Des géants qui impressionnent et inquiètent

Cette conscience environnementale s’exprime également face aux paquebots dont la capacité dépasse les 5 000 passagers. Près d’un quart des répondants (24 %) se disent inquiets de l’impact potentiel de ces navires sur l’environnement et les zones d’escale, tandis que 27 % vont plus loin en rejetant une forme de démesure jugée déshumanisante. À l’inverse, 22 % reconnaissent être impressionnés par l’aspect spectaculaire de ces « villes flottantes », et 12 % éprouvent de l’admiration pour l’exploit technique qu’elles représentent. Là encore, des clivages générationnels apparaissent : 32 % des moins de 35 ans se disent attirés par cette démesure, contre seulement 18 % chez les 50 ans et plus, dont 36 % expriment un rejet marqué face à cette forme de gigantisme maritime.

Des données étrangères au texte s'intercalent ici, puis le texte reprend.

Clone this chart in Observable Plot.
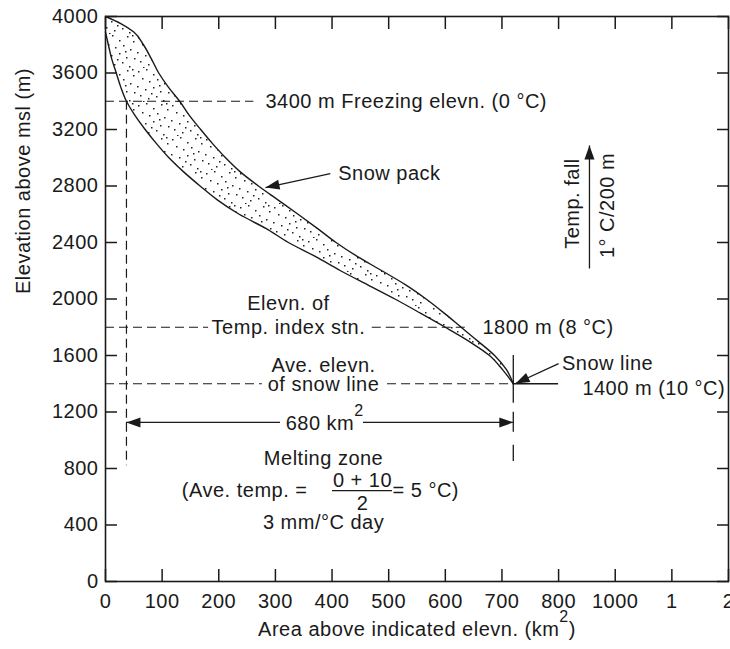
<!DOCTYPE html>
<html><head><meta charset="utf-8">
<script src="https://cdn.jsdelivr.net/npm/d3@7"></script>
<script src="https://cdn.jsdelivr.net/npm/@observablehq/plot@0.6"></script>
<style>body{margin:0;background:#fff}</style>
</head><body><div id="chart"></div>
<script>
// Snow-pack band: elevation (m) vs. area above (km²)
const elevations = [4000, 3950, 3890, 3800, 3700, 3600, 3500, 3400, 3300, 3200, 3100, 3000, 2900, 2800, 2700, 2600, 2500, 2400, 2300, 2200, 2100, 2000, 1900, 1800, 1700, 1600, 1500, 1400];
const upperArea  = [0, 27, 50, 67, 81, 94, 111, 131, 148, 168, 189, 212, 238, 270, 305, 340, 374, 407, 445, 488, 530, 566, 598, 628, 658, 687, 708, 720];
const lowerArea  = [0, 0, 0, 5, 11, 19, 27, 37, 52, 70, 90, 112, 138, 167, 198, 236, 283, 323, 371, 415, 463, 511, 556, 600, 642, 678, 701, 720];

const yTicks = [0, 400, 800, 1200, 1600, 2000, 2400, 2800, 3200, 3600, 4000];
const xTicks = [0, 100, 200, 300, 400, 500, 600, 700, 800, 900, 1000, 1100];
const xTickLabels = ["0", "100", "200", "300", "400", "500", "600", "700", "800", "1000", "1", "2"];

const xLabel = "Area above indicated elevn. (km²)";
const yLabel = "Elevation above msl (m)";

// guide lines
const dashedH = [
  {y: 3400, x1: 0, x2: 262},
  {y: 1800, x1: 0, x2: 182},
  {y: 1800, x1: 471, x2: 644},
  {y: 1400, x1: 0, x2: 277},
  {y: 1400, x1: 498, x2: 720}
];
const dashedV = [{x: 37, y1: 3400, y2: 820}];
const longDashV = [{x: 720, y1: 1262, y2: 850}];
const solidV = [{x: 720, y1: 1600, y2: 1262}];
const solidH = [
  {y: 1400, x1: 720, x2: 800},
  {y: 1126, x1: 37, x2: 309},
  {y: 1126, x1: 455.5, x2: 720},
  {y: 644, x1: 400.8, x2: 506.7}
];
const arrowShafts = [
  {x1: 397, y1: 2888, x2: 282.5, y2: 2789},
  {x1: 800, y1: 1543, x2: 724, y2: 1402},
  {x1: 854.5, y1: 2216, x2: 854.5, y2: 3087}
];
const arrowHeads = [
  {x: 282.5, y: 2789, angle: -102},
  {x: 724, y: 1402, angle: -115},
  {x: 37, y: 1126, angle: -90},
  {x: 720, y: 1126, angle: 90},
  {x: 854.5, y: 3087, angle: 0}
];

// annotations
const textsStart = [
  {x: 282.5, y: 3400, t: "3400 m Freezing elevn. (0 °C)"},
  {x: 411, y: 2888, t: "Snow pack"},
  {x: 665.6, y: 1800, t: "1800 m (8 °C)"},
  {x: 806, y: 1543, t: "Snow line"},
  {x: 842, y: 1366, t: "1400 m (10 °C)"},
  {x: 506.7, y: 644, t: "= 5 °C)"}
];
const textsMiddle = [
  {x: 323, y: 1968, t: "Elevn. of"},
  {x: 323, y: 1800, t: "Temp. index stn."},
  {x: 385, y: 1531, t: "Ave. elevn."},
  {x: 385, y: 1391, t: "of snow line"},
  {x: 387, y: 1119, t: "680 km²"},
  {x: 385, y: 871, t: "Melting zone"},
  {x: 453.7, y: 715, t: "0 + 10"},
  {x: 453.7, y: 552, t: "2"},
  {x: 385, y: 418, t: "3 mm/°C day"}
];
const textsEnd = [
  {x: 356.6, y: 644, t: "(Ave. temp. ="}
];
const textsRotated = [
  {x: 824.5, y: 2676, t: "Temp. fall"},
  {x: 886, y: 2662, t: "1° C/200 m"}
];

const band = elevations.map((e, i) => ({elev: e, lower: lowerArea[i], upper: upperArea[i]}));
const labelMap = new Map(xTicks.map((v, i) => [v, xTickLabels[i]]));
const ink = "#1a1a1a";
const triangle = {draw(ctx, l) { ctx.moveTo(0, 0); ctx.lineTo(-l * 0.36, l); ctx.lineTo(l * 0.36, l); ctx.closePath(); }};
const W = 730, H = 649, mT = 16, mB = 68, mL = 105, mR = 2, tickLen = 12;
const noText = () => "";

const plot = Plot.plot({
  width: W, height: H,
  marginTop: mT, marginBottom: mB, marginLeft: mL, marginRight: mR,
  x: {domain: [0, 1100]},
  y: {domain: [0, 4000]},
  style: {fontFamily: "'Liberation Sans', Arial, sans-serif", fontSize: "20px", letterSpacing: "0.5px", color: ink, background: "#fff"},
  marks: [
    Plot.areaX(band, {y: "elev", x1: "lower", x2: "upper", fill: "url(#stipple)", curve: "monotone-y"}),
    Plot.line(band, {x: "upper", y: "elev", stroke: ink, strokeWidth: 1.4, curve: "monotone-y"}),
    Plot.line(band.filter(d => d.elev <= 3890), {x: "lower", y: "elev", stroke: ink, strokeWidth: 1.4, curve: "monotone-y"}),
    Plot.ruleY(dashedH, {y: "y", x1: "x1", x2: "x2", stroke: ink, strokeWidth: 1.2, strokeDasharray: "9,5"}),
    Plot.ruleX(dashedV, {x: "x", y1: "y1", y2: "y2", stroke: ink, strokeWidth: 1.2, strokeDasharray: "9,5"}),
    Plot.ruleX(longDashV, {x: "x", y1: "y1", y2: "y2", stroke: ink, strokeWidth: 1.3, strokeDasharray: "0,9,20,13,20"}),
    Plot.ruleX(solidV, {x: "x", y1: "y1", y2: "y2", stroke: ink, strokeWidth: 1.3}),
    Plot.ruleY(solidH, {y: "y", x1: "x1", x2: "x2", stroke: ink, strokeWidth: 1.3}),
    Plot.link(arrowShafts, {x1: "x1", y1: "y1", x2: "x2", y2: "y2", stroke: ink, strokeWidth: 1.3}),
    Plot.vector(arrowHeads, {x: "x", y: "y", rotate: "angle", length: 14, shape: triangle, anchor: "start", fill: ink, stroke: "none"}),
    Plot.text(textsStart, {x: "x", y: "y", text: "t", textAnchor: "start", fill: ink}),
    Plot.text(textsMiddle, {x: "x", y: "y", text: "t", textAnchor: "middle", fill: ink}),
    Plot.text(textsEnd, {x: "x", y: "y", text: "t", textAnchor: "end", fill: ink}),
    Plot.text(textsRotated, {x: "x", y: "y", text: "t", rotate: -90, textAnchor: "middle", fill: ink}),
    Plot.text([xLabel], {frameAnchor: "bottom", dy: 54, fill: ink}),
    Plot.text([yLabel], {frameAnchor: "left", dx: -82, dy: -5, rotate: -90, fill: ink}),
    // inward ticks on all four sides: ordinary outward ticks shifted inside the frame
    Plot.axisY({anchor: "left", ticks: yTicks, tickSize: tickLen, dx: tickLen, tickFormat: noText, label: null, stroke: ink, strokeWidth: 1.5}),
    Plot.axisY({anchor: "right", ticks: yTicks, tickSize: tickLen, dx: -tickLen, tickFormat: noText, label: null, stroke: ink, strokeWidth: 1.5}),
    Plot.axisX({anchor: "top", ticks: xTicks, tickSize: tickLen, dy: tickLen, tickFormat: noText, label: null, stroke: ink, strokeWidth: 1.5}),
    Plot.axisX({anchor: "bottom", ticks: xTicks, tickSize: tickLen, dy: -tickLen, tickFormat: noText, label: null, stroke: ink, strokeWidth: 1.5}),
    Plot.axisY({ticks: yTicks, tickSize: 0, tickPadding: 7, tickFormat: "d", label: null}),
    Plot.axisX({anchor: "bottom", ticks: xTicks, tickSize: 0, tickPadding: 12, tickFormat: d => labelMap.get(d), label: null}),
    Plot.frame({stroke: ink, strokeWidth: 1.6})
  ]
});

// stipple pattern for the snow pack band
const svg = d3.select(plot);
const pat = svg.insert("defs", ":first-child").append("pattern")
  .attr("id", "stipple").attr("patternUnits", "userSpaceOnUse")
  .attr("width", 34).attr("height", 34);
const dots = [[2,3],[10,1],[17,6],[25,2],[31,7],[6,10],[13,13],[21,11],[28,15],[1,18],[9,21],[17,19],[24,23],[32,24],[4,27],[12,30],[20,28],[27,32],[15,25],[30,1],[7,33],[23,17]];
pat.selectAll("rect").data(dots).join("rect")
  .attr("x", d => d[0]).attr("y", d => d[1]).attr("width", 1.5).attr("height", 1.5).attr("fill", "#222");

// superscript "2" in km²
svg.selectAll("text").each(function() {
  const el = d3.select(this);
  if (!this.querySelector("tspan") && this.textContent.includes("²")) {
    const [a, b] = this.textContent.split("²");
    el.text(null);
    el.append("tspan").text(a);
    el.append("tspan").attr("font-size", "0.8em").attr("dy", "-0.85em").text("2");
    el.append("tspan").attr("dy", "0.68em").text(b);
  }
});

document.getElementById("chart").appendChild(plot);
</script>
</body></html>
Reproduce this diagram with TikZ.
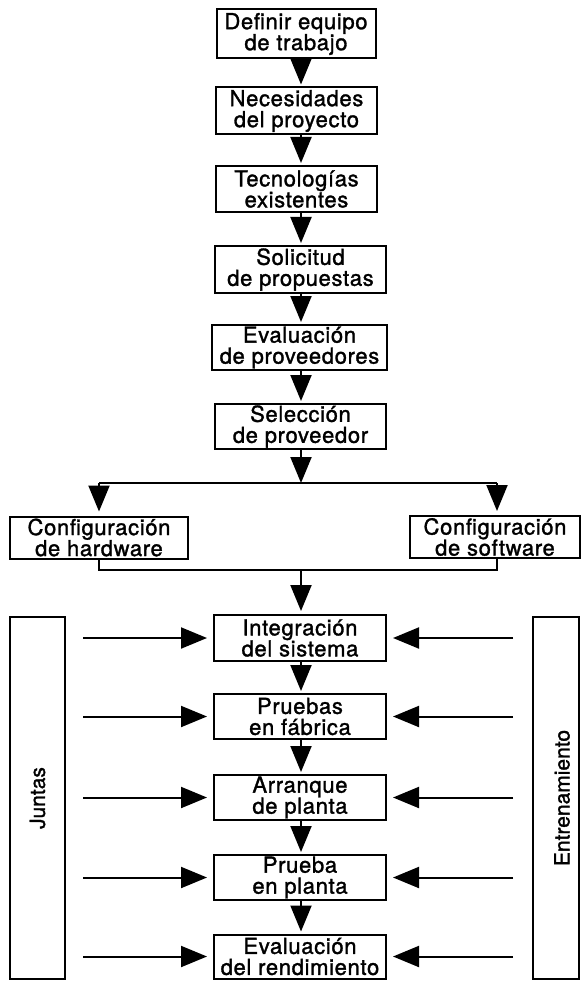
\documentclass[tikz,border=0pt]{standalone}
\usepackage{fontspec}
\setmainfont{TeX Gyre Heros}
\newfontfamily\boxfont[LetterSpace=3,FakeBold=1.4]{TeX Gyre Heros}
\newfontfamily\sidefont[FakeBold=1.4]{TeX Gyre Heros}
\usetikzlibrary{arrows.meta}
\begin{document}
\begin{tikzpicture}[x=1pt,y=-1pt,
  box/.style={draw, line width=2pt, inner xsep=1pt, inner ysep=0pt, align=center,
    font=\boxfont\fontsize{22}{21}\selectfont},
  sidebox/.style={draw, line width=2pt, inner sep=0pt},
  sidetext/.style={rotate=90, font=\sidefont\fontsize{21}{22}\selectfont, inner sep=0pt},
  arr/.style={line width=2pt, -{Triangle[length=26pt,width=21pt]}, shorten >=2pt},
  sidearr/.style={arr, shorten >=6pt},
  conn/.style={line width=2pt}]
\useasboundingbox (0,0) rectangle (581,981);

% main column
\node[box, minimum width=159pt, minimum height=49pt] (b1) at (296,34) {Definir equipo\\de trabajo};
\node[box, minimum width=161pt, minimum height=47pt] (b2) at (296.5,111) {Necesidades\\del proyecto};
\node[box, minimum width=161pt, minimum height=46pt] (b3) at (296.5,189) {Tecnologías\\existentes};
\node[box, minimum width=171pt, minimum height=47pt] (b4) at (300.5,269.5) {Solicitud\\de propuestas};
\node[box, minimum width=175pt, minimum height=45pt] (b5) at (299.5,347.5) {Evaluación\\de proveedores};
\node[box, minimum width=171pt, minimum height=45pt] (b6) at (300.5,426.5) {Selección\\de proveedor};

\node[box, minimum width=178pt, minimum height=42pt] (hw) at (99,537.5) {Configuración\\de hardware};
\node[box, minimum width=170pt, minimum height=42pt] (sw) at (495,537) {Configuración\\de software};

\node[box, minimum width=172pt, minimum height=46pt] (c1) at (300,638) {Integración\\del sistema};
\node[box, minimum width=172pt, minimum height=45pt] (c2) at (300,716.5) {Pruebas\\en fábrica};
\node[box, minimum width=172pt, minimum height=45pt] (c3) at (300,797.5) {Arranque\\de planta};
\node[box, minimum width=172pt, minimum height=45pt] (c4) at (300,877.5) {Prueba\\en planta};
\node[box, minimum width=172pt, minimum height=44pt] (c5) at (300,956.5) {Evaluación\\del rendimiento};

% side boxes
\node[sidebox, minimum width=55pt, minimum height=362pt] (jun) at (37.5,798) {};
\node[sidetext] (juntxt) at (jun.center) {Juntas};
\node[sidebox, minimum width=46pt, minimum height=362pt] (ent) at (556,798) {};
\node[sidetext] (enttxt) at ([xshift=6pt]ent.center) {Entrenamiento};

% coordinates
\coordinate (colx) at (301,0);
\coordinate (split) at (301,483);
\coordinate (hl) at (99,483);
\coordinate (hr) at (497,483);
\coordinate (jl) at (99,570);
\coordinate (jr) at (497,570);
\coordinate (lx) at (83,0);
\coordinate (rx) at (513,0);

% vertical arrows
\draw[arr] (b1.south -| colx) -- (b2.north -| colx);
\draw[arr] (b2.south -| colx) -- (b3.north -| colx);
\draw[arr] (b3.south -| colx) -- (b4.north -| colx);
\draw[arr] (b4.south -| colx) -- (b5.north -| colx);
\draw[arr] (b5.south -| colx) -- (b6.north -| colx);
\draw[arr, shorten >=0pt] (b6.south -| colx) -- (split);
\draw[conn] (hl) -- (hr);
\draw[arr, shorten >=4pt] (hl) -- (hw.north -| hl);
\draw[arr, shorten >=4pt] (hr) -- (sw.north -| hr);
\draw[conn] (hw.south -| jl) -- (jl) -- (jr) -- (sw.south -| jr);
\draw[arr, shorten >=3pt] (colx |- jl) -- (c1.north -| colx);
\draw[arr] (c1.south -| colx) -- (c2.north -| colx);
\draw[arr] (c2.south -| colx) -- (c3.north -| colx);
\draw[arr] (c3.south -| colx) -- (c4.north -| colx);
\draw[arr] (c4.south -| colx) -- (c5.north -| colx);

% side arrows
\foreach \n in {c1,c2,c3,c4,c5}{
  \draw[sidearr] (lx |- \n.west) -- (\n.west);
  \draw[sidearr] (rx |- \n.east) -- (\n.east);
}
\end{tikzpicture}
\end{document}
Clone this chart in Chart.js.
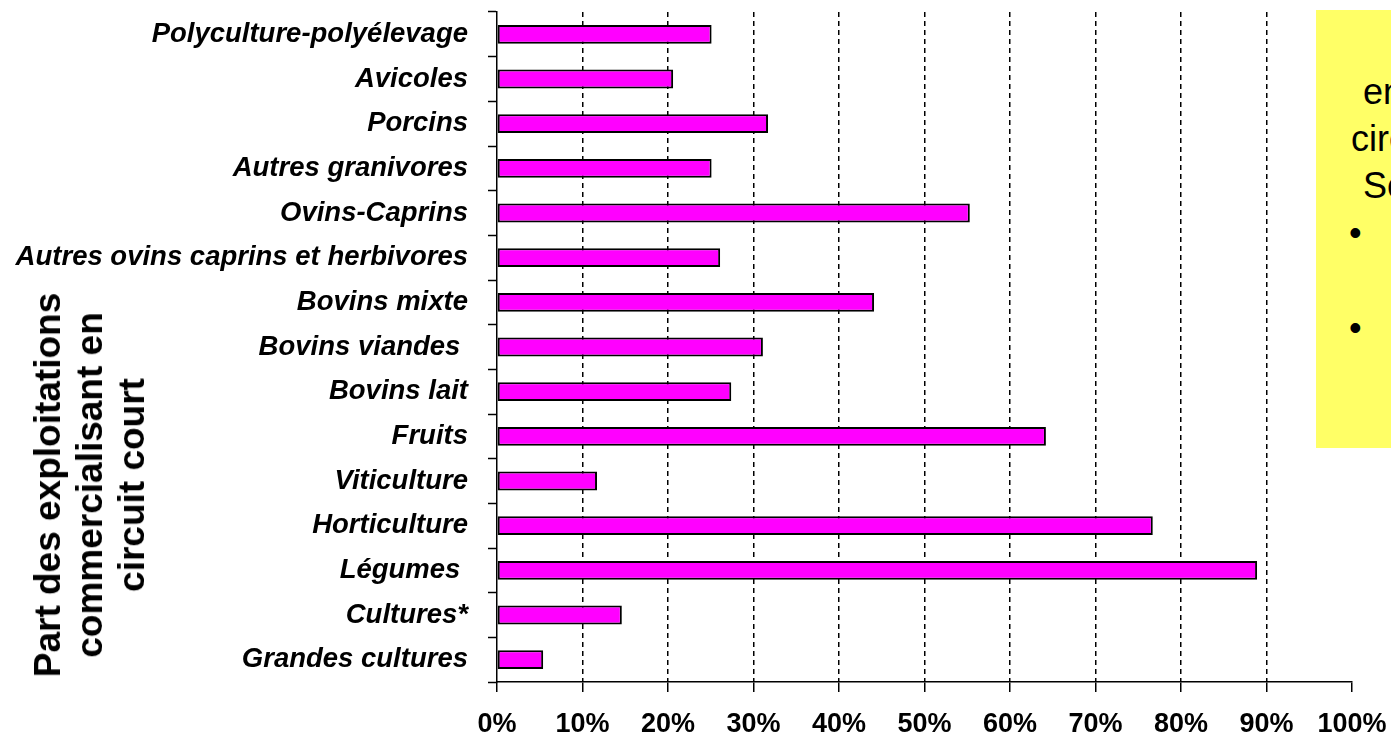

L’environnement avant l’économie

Cette ambivalence autour des croisières se retrouve aussi dans la perception du rôle qu’elles jouent dans les territoires d’escale. Confrontées au surtourisme engendré par ces flux massifs de passagers, les villes portuaires doivent jongler entre retombées économiques et protection de leur cadre de vie. Pour 65 % des Français, la priorité doit aller à la réduction des nuisances et à la préservation de l’environnement. Seuls 26 % estiment que l’on devrait privilégier les bénéfices liés à l’emploi et à l’activité commerciale. Une hiérarchie des priorités qui illustre clairement la montée des préoccupations écologiques dans l’opinion.

Enfin, et en dépit des efforts de communication qu’elles déploient, la confiance envers les compagnies de croisière pour améliorer leur bilan environnemental reste limitée. Seuls 41 % des Français se déclarent confiants dans leur capacité à réduire leur impact dans les années à venir, et parmi eux, seuls 8 % disent l’être « tout à fait ». À l’opposé, 51 % expriment peu ou pas de confiance. Ce scepticisme s’accroît nettement avec l’âge : seuls 34 % des plus de 50 ans croient à une amélioration de la situation, contre 49 % des moins de 35 ans. Une divergence qui semble indiquer que les jeunes, tout en étant plus familiers des croisières, sont aussi plus ouverts à l’idée d’une transition possible du secteur vers des pratiques plus durables.

Enquête réalisée par FLASHS pour Sinay du 13 au 14 mai 2025 par questionnaire autoadministré en ligne auprès d’un panel de 2000 Français et Françaises âgé(e)s de 18 ans et plus représentatif de la population française.